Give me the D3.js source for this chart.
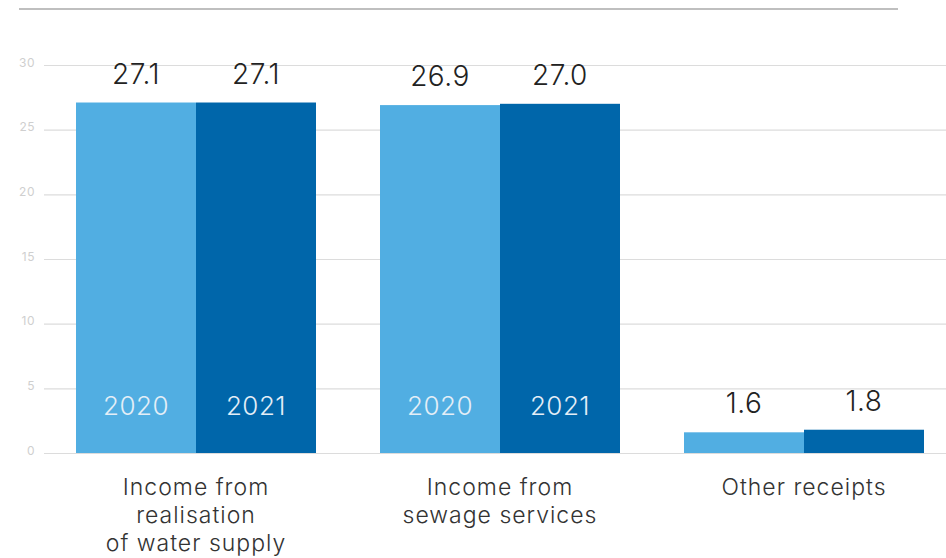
<!DOCTYPE html>
<html>
<head>
<meta charset="utf-8">
<script src="https://cdn.jsdelivr.net/npm/d3@7"></script>
<style>
  body { margin: 0; background: #fff; }
  text { font-family: Inter, Lato, "Open Sans", sans-serif; }
</style>
</head>
<body>
<div id="chart"></div>
<script>
const categories = [
  ["Income from", "realisation", "of water supply"],
  ["Income from", "sewage services"],
  ["Other receipts"]
];
const years = ["2020", "2021"];
const values2020 = [27.1, 26.9, 1.6];
const values2021 = [27.1, 27.0, 1.8];
const yTicks = [0, 5, 10, 15, 20, 25, 30];
const showYears = [true, true, false];

const width = 946, height = 558;
const colors = { "2020": "#51aee2", "2021": "#0066aa" };

const svg = d3.select("#chart")
  .append("svg")
  .attr("width", width)
  .attr("height", height);

const keys = d3.range(categories.length);
const data = keys.map(i => ({
  idx: i,
  lines: categories[i],
  vals: [values2020[i], values2021[i]]
}));

const xScale = d3.scaleBand()
  .domain(keys)
  .range([76, 924])
  .paddingInner(64 / 304)
  .paddingOuter(0);

const xInner = d3.scaleBand()
  .domain(years)
  .range([0, xScale.bandwidth()]);

const yScale = d3.scaleLinear()
  .domain([0, 30])
  .range([453, 65]);

// top rule
svg.append("line")
  .attr("x1", 19).attr("x2", 898)
  .attr("y1", 9).attr("y2", 9)
  .attr("stroke", "#aaa")
  .attr("stroke-width", 1.5);

// gridlines and tick labels
const yAxis = d3.axisLeft(yScale)
  .tickValues(yTicks)
  .tickSize(-(width - 44))
  .tickPadding(9);

const yAxisGroup = svg.append("g")
  .attr("transform", "translate(44,0)")
  .call(yAxis);
yAxisGroup.select(".domain").remove();
yAxisGroup.selectAll(".tick line")
  .attr("stroke", "#dcdcdc")
  .attr("stroke-width", 1.2);
yAxisGroup.selectAll(".tick text")
  .attr("fill", "#cfcfcf")
  .attr("dy", "0.1em")
  .style("font-size", "12px")
  .style("letter-spacing", "0.5px");

// bars
const groups = svg.selectAll(".group")
  .data(data)
  .enter()
  .append("g")
  .attr("class", "group")
  .attr("transform", d => `translate(${xScale(d.idx)},0)`);

groups.selectAll("rect")
  .data(d => d.vals.map((v, j) => ({ year: years[j], value: v })))
  .enter()
  .append("rect")
  .attr("x", d => xInner(d.year))
  .attr("y", d => yScale(d.value))
  .attr("width", xInner.bandwidth())
  .attr("height", d => yScale(0) - yScale(d.value))
  .attr("fill", d => colors[d.year]);

// value labels
groups.selectAll(".value")
  .data(d => d.vals.map((v, j) => ({ year: years[j], value: v })))
  .enter()
  .append("text")
  .attr("class", "value")
  .attr("x", d => xInner(d.year) + xInner.bandwidth() / 2)
  .attr("y", d => yScale(d.value) - 19)
  .attr("text-anchor", "middle")
  .attr("fill", "#222")
  .style("font-size", "28px")
  .style("font-weight", 300)
  .style("letter-spacing", "0.5px")
  .text(d => d3.format(".1f")(d.value));

// year labels inside bars
groups.filter(d => showYears[d.idx])
  .selectAll(".year")
  .data(years)
  .enter()
  .append("text")
  .attr("class", "year")
  .attr("x", d => xInner(d) + xInner.bandwidth() / 2)
  .attr("y", 415)
  .attr("text-anchor", "middle")
  .attr("fill", "#e4eef7")
  .style("font-size", "26px")
  .style("font-weight", 300)
  .style("letter-spacing", "0.5px")
  .text(d => d);

// category labels
groups.append("text")
  .attr("class", "category")
  .attr("x", xScale.bandwidth() / 2)
  .attr("y", 495)
  .attr("text-anchor", "middle")
  .attr("fill", "#333")
  .style("font-size", "23px")
  .style("font-weight", 300)
  .style("letter-spacing", "1px")
  .selectAll("tspan")
  .data(d => d.lines)
  .enter()
  .append("tspan")
  .attr("x", xScale.bandwidth() / 2)
  .attr("dy", (d, i) => i === 0 ? 0 : 28)
  .text(d => d);
</script>
</body>
</html>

----

**WRITTEN REQUEST**
Copy out the listing exactly as it stands, but not the pictures.

**RESPONSE BELOW**
Give me the D3.js source for this chart.
<!DOCTYPE html>
<html>
<head>
<meta charset="utf-8">
<script src="https://cdn.jsdelivr.net/npm/d3@7"></script>
<style>
  body { margin: 0; background: #fff; }
  text { font-family: Inter, Lato, "Open Sans", sans-serif; }
</style>
</head>
<body>
<div id="chart"></div>
<script>
const categories = [
  ["Income from", "realisation", "of water supply"],
  ["Income from", "sewage services"],
  ["Other receipts"]
];
const years = ["2020", "2021"];
const values2020 = [27.1, 26.9, 1.6];
const values2021 = [27.1, 27.0, 1.8];
const yTicks = [0, 5, 10, 15, 20, 25, 30];
const showYears = [true, true, false];

const width = 946, height = 558;
const colors = { "2020": "#51aee2", "2021": "#0066aa" };

const svg = d3.select("#chart")
  .append("svg")
  .attr("width", width)
  .attr("height", height);

const keys = d3.range(categories.length);
const data = keys.map(i => ({
  idx: i,
  lines: categories[i],
  vals: [values2020[i], values2021[i]]
}));

const xScale = d3.scaleBand()
  .domain(keys)
  .range([76, 924])
  .paddingInner(64 / 304)
  .paddingOuter(0);

const xInner = d3.scaleBand()
  .domain(years)
  .range([0, xScale.bandwidth()]);

const yScale = d3.scaleLinear()
  .domain([0, 30])
  .range([453, 65]);

// top rule
svg.append("line")
  .attr("x1", 19).attr("x2", 898)
  .attr("y1", 9).attr("y2", 9)
  .attr("stroke", "#aaa")
  .attr("stroke-width", 1.5);

// gridlines and tick labels
const yAxis = d3.axisLeft(yScale)
  .tickValues(yTicks)
  .tickSize(-(width - 44))
  .tickPadding(9);

const yAxisGroup = svg.append("g")
  .attr("transform", "translate(44,0)")
  .call(yAxis);
yAxisGroup.select(".domain").remove();
yAxisGroup.selectAll(".tick line")
  .attr("stroke", "#dcdcdc")
  .attr("stroke-width", 1.2);
yAxisGroup.selectAll(".tick text")
  .attr("fill", "#cfcfcf")
  .attr("dy", "0.1em")
  .style("font-size", "12px")
  .style("letter-spacing", "0.5px");

// bars
const groups = svg.selectAll(".group")
  .data(data)
  .enter()
  .append("g")
  .attr("class", "group")
  .attr("transform", d => `translate(${xScale(d.idx)},0)`);

groups.selectAll("rect")
  .data(d => d.vals.map((v, j) => ({ year: years[j], value: v })))
  .enter()
  .append("rect")
  .attr("x", d => xInner(d.year))
  .attr("y", d => yScale(d.value))
  .attr("width", xInner.bandwidth())
  .attr("height", d => yScale(0) - yScale(d.value))
  .attr("fill", d => colors[d.year]);

// value labels
groups.selectAll(".value")
  .data(d => d.vals.map((v, j) => ({ year: years[j], value: v })))
  .enter()
  .append("text")
  .attr("class", "value")
  .attr("x", d => xInner(d.year) + xInner.bandwidth() / 2)
  .attr("y", d => yScale(d.value) - 19)
  .attr("text-anchor", "middle")
  .attr("fill", "#222")
  .style("font-size", "28px")
  .style("font-weight", 300)
  .style("letter-spacing", "0.5px")
  .text(d => d3.format(".1f")(d.value));

// year labels inside bars
groups.filter(d => showYears[d.idx])
  .selectAll(".year")
  .data(years)
  .enter()
  .append("text")
  .attr("class", "year")
  .attr("x", d => xInner(d) + xInner.bandwidth() / 2)
  .attr("y", 415)
  .attr("text-anchor", "middle")
  .attr("fill", "#e4eef7")
  .style("font-size", "26px")
  .style("font-weight", 300)
  .style("letter-spacing", "0.5px")
  .text(d => d);

// category labels
groups.append("text")
  .attr("class", "category")
  .attr("x", xScale.bandwidth() / 2)
  .attr("y", 495)
  .attr("text-anchor", "middle")
  .attr("fill", "#333")
  .style("font-size", "23px")
  .style("font-weight", 300)
  .style("letter-spacing", "1px")
  .selectAll("tspan")
  .data(d => d.lines)
  .enter()
  .append("tspan")
  .attr("x", xScale.bandwidth() / 2)
  .attr("dy", (d, i) => i === 0 ? 0 : 28)
  .text(d => d);
</script>
</body>
</html>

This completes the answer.